Records with drawing code:
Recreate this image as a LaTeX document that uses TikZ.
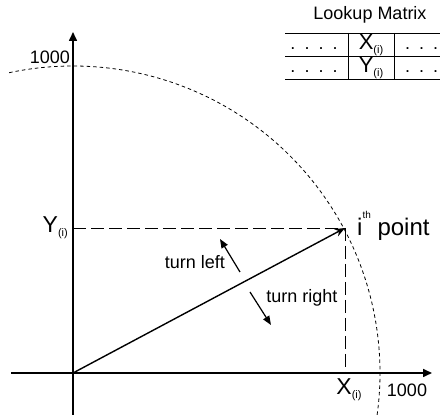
\documentclass[tikz,border=0pt]{standalone}
\usepackage{fontspec}
\setmainfont{Liberation Sans}
\usetikzlibrary{arrows.meta}
\newcommand{\sub}[1]{\raisebox{-0.3ex}{\fontsize{11}{11}\selectfont #1}}
\newcommand{\super}[1]{\raisebox{1.3ex}{\fontsize{10}{10}\selectfont #1}}
\tikzset{
  lbl/.style  ={font=\fontsize{18}{20}\selectfont, inner sep=1pt},
  big/.style  ={font=\fontsize{23}{25}\selectfont, inner sep=1pt},
  axis/.style ={line width=1.6pt, -{Triangle[length=9pt,width=8pt]}},
  guide/.style={line width=0.9pt, dash pattern=on 13pt off 5pt},
  circ/.style ={line width=0.8pt, dash pattern=on 3.5pt off 3pt},
  vec/.style  ={line width=1.4pt, -{Stealth[length=10pt,width=8pt]}},
  turn/.style ={line width=1.2pt, -{Triangle[length=9pt,width=7pt]}},
  grid/.style ={line width=0.8pt},
}
\begin{document}
\begin{tikzpicture}[x=1pt,y=1pt]
  \useasboundingbox (0,0) rectangle (440,415);
  % axes and the circle of radius 1000
  \coordinate (O) at (73,42);
  \coordinate (xs) at (11,42);
  \coordinate (xe) at (432,42);
  \coordinate (ys) at (73,0);
  \coordinate (ye) at (73,383);
  \coordinate (P) at (345,187);
  \coordinate (Px) at (345,42);
  \coordinate (Py) at (73,187);
  \draw[axis] (xs) -- (xe);
  \draw[axis] (ys) -- (ye);
  \draw[circ] (O) ++(102:307) arc[start angle=102, end angle=-8, radius=307];
  \draw[guide] (Py) -- (P);
  \draw[guide] (P) -- (Px);
  \draw[vec] (O) -- (P);
  % labels on the axes
  \node[lbl, anchor=east] (ytop) at (71,358) {1000};
  \node[lbl] (xright) at (407,25) {1000};
  \node[big] (xi) at (349,25) {X\sub{(i)}};
  \node[big, anchor=east] (yi) at (69,187) {Y\sub{(i)}};
  \node[big, anchor=west, font=\fontsize{24}{26}\selectfont] (pt) at (356,189) {i\super{th} point};
  % turning directions
  \node[lbl] (tl) at (195,153) {turn left};
  \coordinate (tla) at (240,143);
  \coordinate (tlb) at (220,176);
  \draw[turn] (tla) -- (tlb);
  \node[lbl] (tr) at (302,117) {turn right};
  \coordinate (tra) at (250,123);
  \coordinate (trb) at (271,90);
  \draw[turn] (tra) -- (trb);
  % lookup matrix
  \node[lbl] (title) at (370,400) {Lookup Matrix};
  \foreach \y in {382,359,336}
    \draw[grid] (285,\y) -- (440,\y);
  \foreach \x in {348,394}
    \draw[grid] (\x,382) -- (\x,336);
  \node[lbl] (x0) at (314,366) {.\hspace{9pt}.\hspace{9pt}.\hspace{9pt}.};
  \node[big, font=\fontsize{22}{24}\selectfont] (xc) at (371,370) {X\sub{(i)}};
  \node[lbl, anchor=west] (x1) at (404,366) {.\hspace{9pt}.\hspace{9pt}.};
  \node[lbl] (y0) at (314,343) {.\hspace{9pt}.\hspace{9pt}.\hspace{9pt}.};
  \node[big, font=\fontsize{22}{24}\selectfont] (yc) at (371,347) {Y\sub{(i)}};
  \node[lbl, anchor=west] (y1) at (404,343) {.\hspace{9pt}.\hspace{9pt}.};
\end{tikzpicture}
\end{document}
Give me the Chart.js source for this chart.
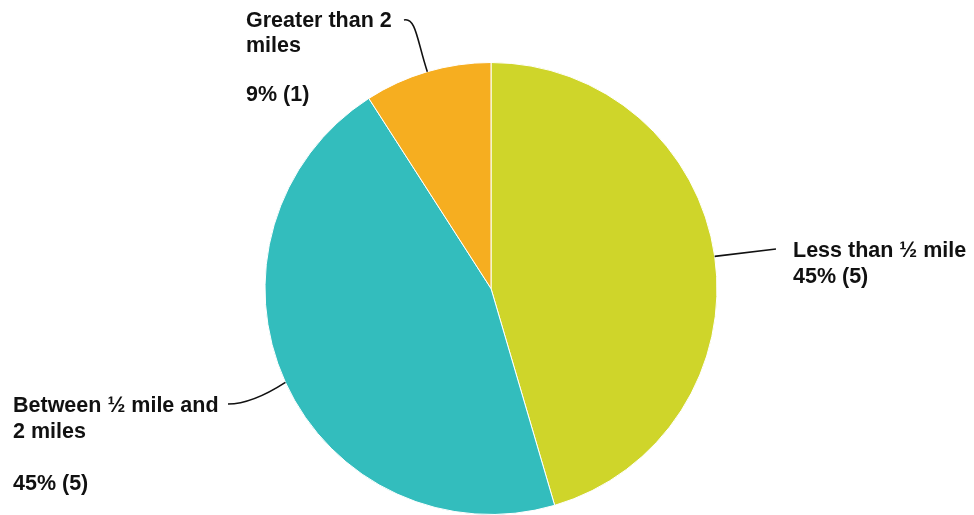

Exercise: Reproduce each record above by retyping it exactly; omit all images.

Result of the task:
Recreate this image as a LaTeX document that uses TikZ.
\documentclass[tikz,border=0pt]{standalone}
\usepackage{fontspec}
\setmainfont{Liberation Sans}
\usetikzlibrary{arrows.meta}
\newcommand{\sub}[1]{\raisebox{-0.3ex}{\fontsize{11}{11}\selectfont #1}}
\newcommand{\super}[1]{\raisebox{1.3ex}{\fontsize{10}{10}\selectfont #1}}
\tikzset{
  lbl/.style  ={font=\fontsize{18}{20}\selectfont, inner sep=1pt},
  big/.style  ={font=\fontsize{23}{25}\selectfont, inner sep=1pt},
  axis/.style ={line width=1.6pt, -{Triangle[length=9pt,width=8pt]}},
  guide/.style={line width=0.9pt, dash pattern=on 13pt off 5pt},
  circ/.style ={line width=0.8pt, dash pattern=on 3.5pt off 3pt},
  vec/.style  ={line width=1.4pt, -{Stealth[length=10pt,width=8pt]}},
  turn/.style ={line width=1.2pt, -{Triangle[length=9pt,width=7pt]}},
  grid/.style ={line width=0.8pt},
}
\begin{document}
\begin{tikzpicture}[x=1pt,y=1pt]
  \useasboundingbox (0,0) rectangle (440,415);
  % axes and the circle of radius 1000
  \coordinate (O) at (73,42);
  \coordinate (xs) at (11,42);
  \coordinate (xe) at (432,42);
  \coordinate (ys) at (73,0);
  \coordinate (ye) at (73,383);
  \coordinate (P) at (345,187);
  \coordinate (Px) at (345,42);
  \coordinate (Py) at (73,187);
  \draw[axis] (xs) -- (xe);
  \draw[axis] (ys) -- (ye);
  \draw[circ] (O) ++(102:307) arc[start angle=102, end angle=-8, radius=307];
  \draw[guide] (Py) -- (P);
  \draw[guide] (P) -- (Px);
  \draw[vec] (O) -- (P);
  % labels on the axes
  \node[lbl, anchor=east] (ytop) at (71,358) {1000};
  \node[lbl] (xright) at (407,25) {1000};
  \node[big] (xi) at (349,25) {X\sub{(i)}};
  \node[big, anchor=east] (yi) at (69,187) {Y\sub{(i)}};
  \node[big, anchor=west, font=\fontsize{24}{26}\selectfont] (pt) at (356,189) {i\super{th} point};
  % turning directions
  \node[lbl] (tl) at (195,153) {turn left};
  \coordinate (tla) at (240,143);
  \coordinate (tlb) at (220,176);
  \draw[turn] (tla) -- (tlb);
  \node[lbl] (tr) at (302,117) {turn right};
  \coordinate (tra) at (250,123);
  \coordinate (trb) at (271,90);
  \draw[turn] (tra) -- (trb);
  % lookup matrix
  \node[lbl] (title) at (370,400) {Lookup Matrix};
  \foreach \y in {382,359,336}
    \draw[grid] (285,\y) -- (440,\y);
  \foreach \x in {348,394}
    \draw[grid] (\x,382) -- (\x,336);
  \node[lbl] (x0) at (314,366) {.\hspace{9pt}.\hspace{9pt}.\hspace{9pt}.};
  \node[big, font=\fontsize{22}{24}\selectfont] (xc) at (371,370) {X\sub{(i)}};
  \node[lbl, anchor=west] (x1) at (404,366) {.\hspace{9pt}.\hspace{9pt}.};
  \node[lbl] (y0) at (314,343) {.\hspace{9pt}.\hspace{9pt}.\hspace{9pt}.};
  \node[big, font=\fontsize{22}{24}\selectfont] (yc) at (371,347) {Y\sub{(i)}};
  \node[lbl, anchor=west] (y1) at (404,343) {.\hspace{9pt}.\hspace{9pt}.};
\end{tikzpicture}
\end{document}
Give me the Chart.js source for this chart.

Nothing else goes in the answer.